From my research, looks like Cozy Cab makes some models for the JDs. Not sure they would have one that fits yours.

Cozy Cabs 

Jbetts, what is availability for used cabs like around Sarnia? You'd almost think in Canada, they would be a dime a dozen. But I guess I am just no looking in the right spots.

SnowMower


----------



## jbetts13 (Dec 28, 2003)

l know of a guy selling a cab off a JD 140 and he said make an offer


----------



## jbetts13 (Dec 28, 2003)

here it is what would you pay for it ????


----------



## jbetts13 (Dec 28, 2003)

hey found this on ebay looks like it mite fit but no shipping 


http://cgi.ebay.com/ws/eBayISAPI.dl...3257374&rd=1&ssPageName=WDVW#ebayphotohosting


----------



## aegt5000 (Feb 22, 2004)

jbetts13…

Both of the cabs pictured are probably the same as the one I bought
for my 300. 

The green and yellow one is missing the frame and vinyl cover that 
seals the hood to the windshield panel.
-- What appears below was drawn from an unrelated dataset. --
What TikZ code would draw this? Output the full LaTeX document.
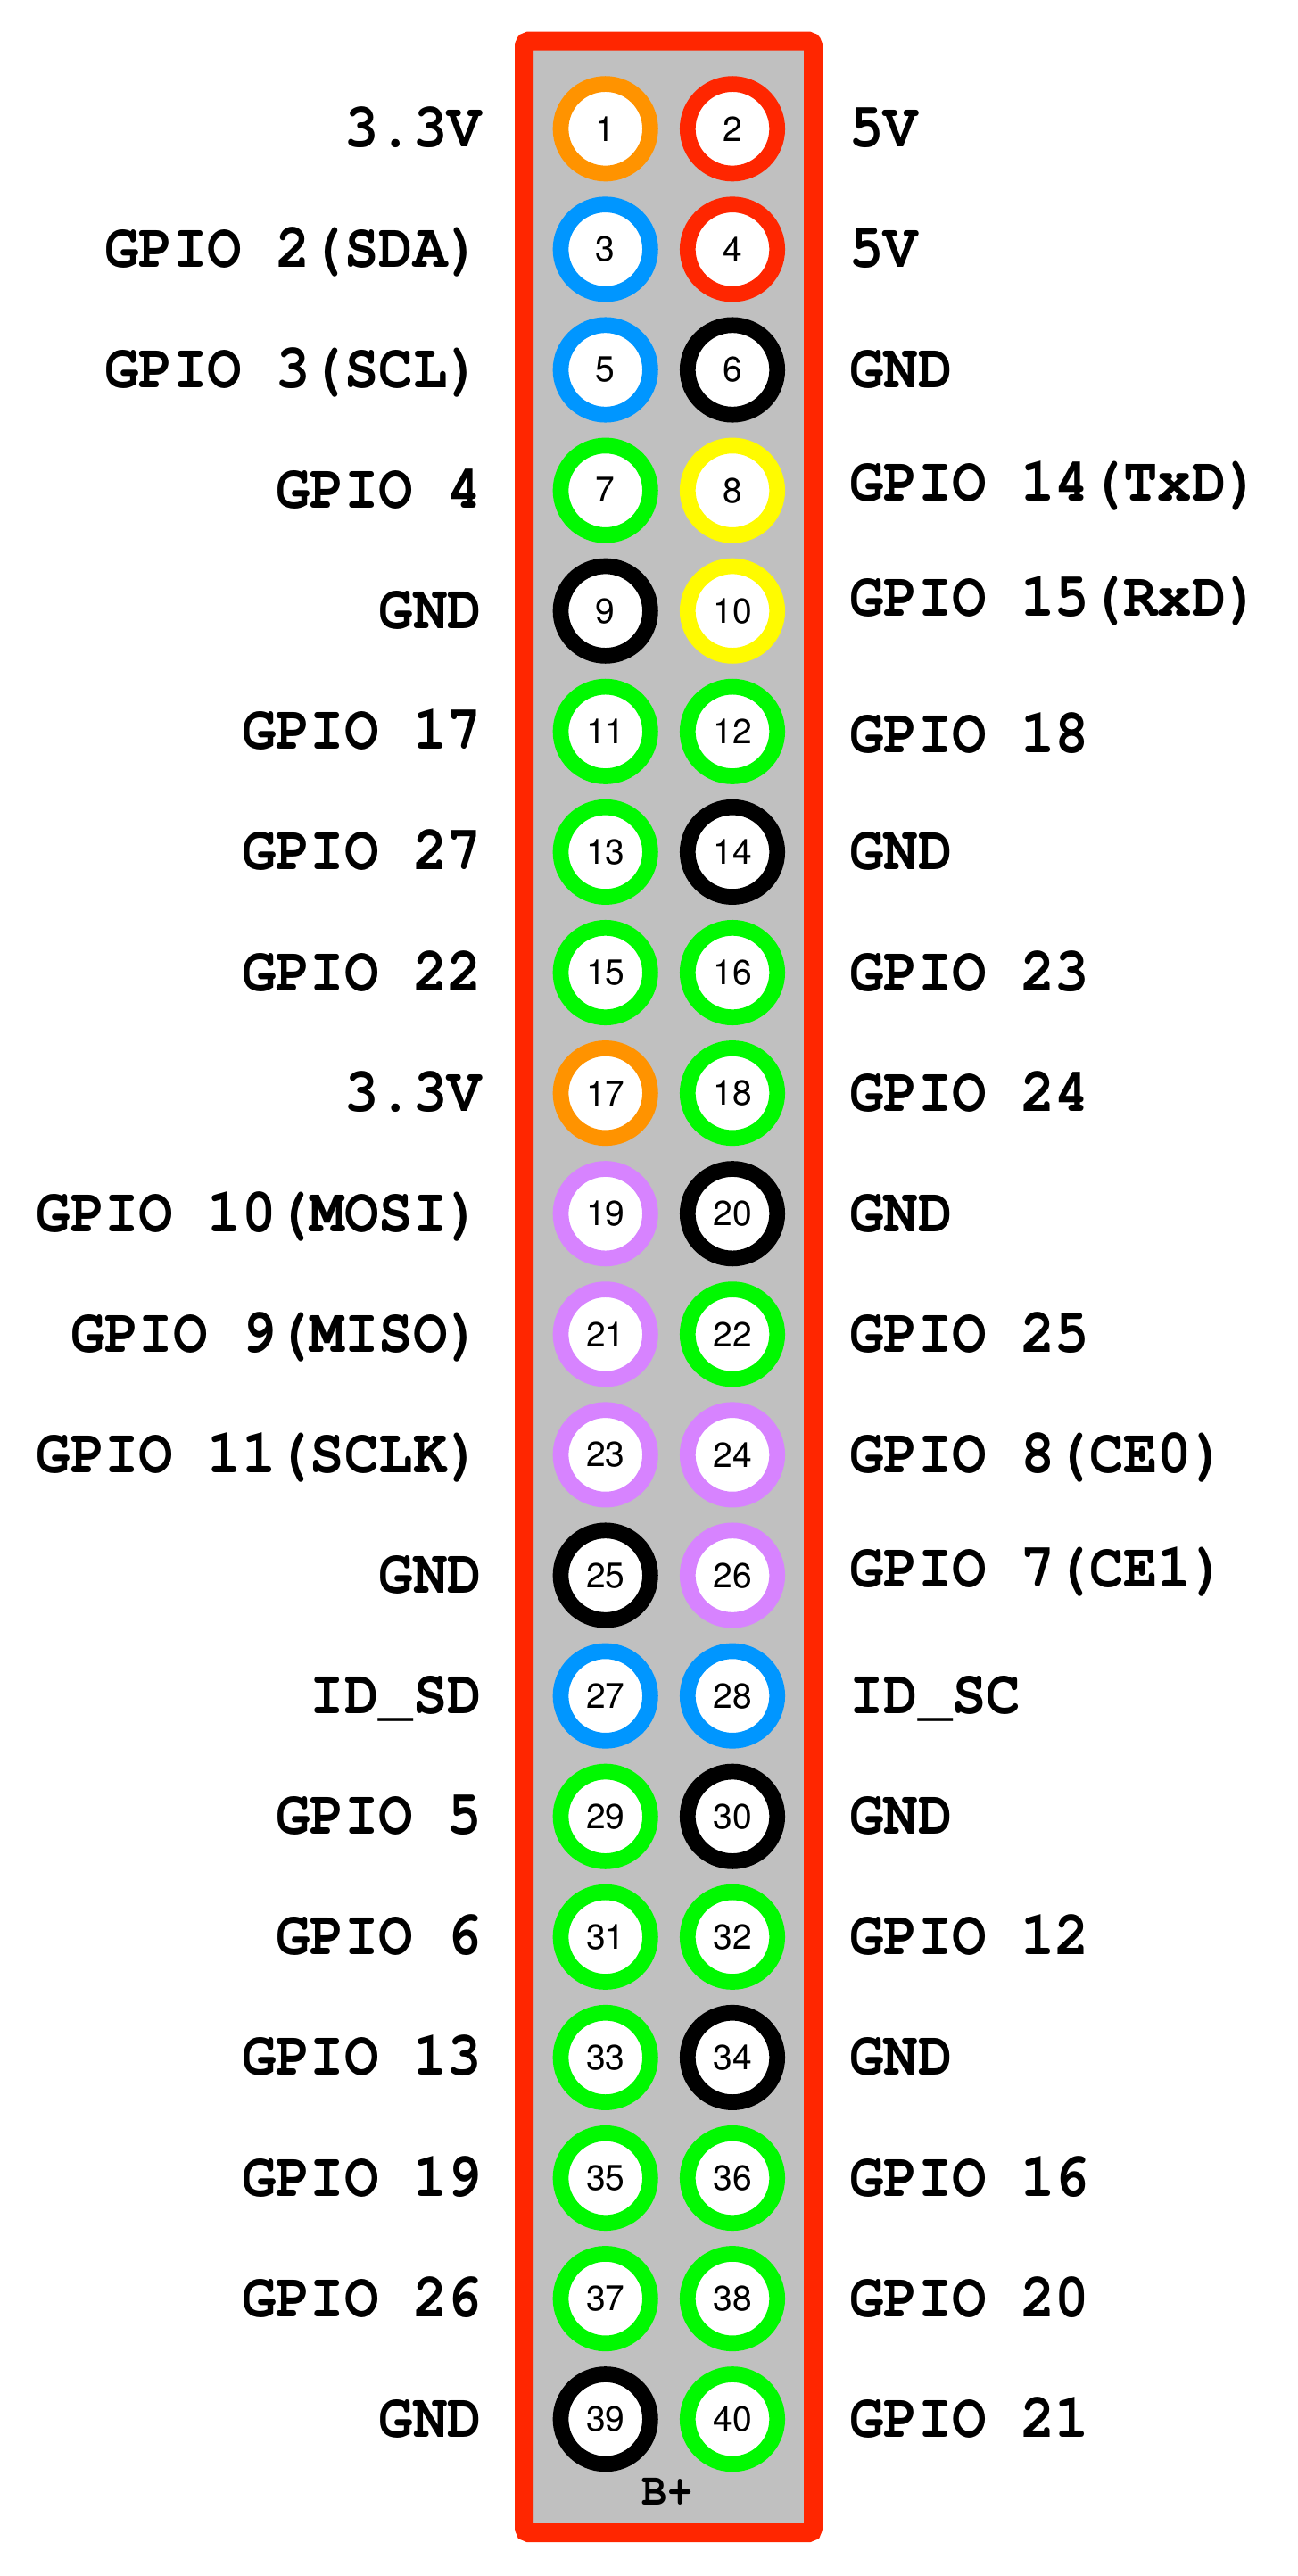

IMO this cab is worth between 
$100-$125 USD.

The gray one, while not as pretty, does look complete. The doors also
look like they have been replaced (the orig doors are flimsy). 
IMO this cab is worth between $125-$150 USD.


----------



## jbetts13 (Dec 28, 2003)

he does have that peace for the front do you think 200 can $ is a fare price


----------



## aegt5000 (Feb 22, 2004)

jbetts13...

If it has all the pieces and there is not an additional freight cost
I would think $200 Canadian is still a reasonable price.
(Make sure he includes the lights, you’ll need them)


----------



## jbetts13 (Dec 28, 2003)

yup but will it fit my 212 ???


----------



## aegt5000 (Feb 22, 2004)

jbetts13...

It probably will fit the 212, but YOU need to look at how
the cab mounts to the tractor and fully understand how 
much additional effort (and $$$) it is going to take to get the 
cab mounted to YOUR tractor. 

Do this BEFORE YOU BUY IT


----------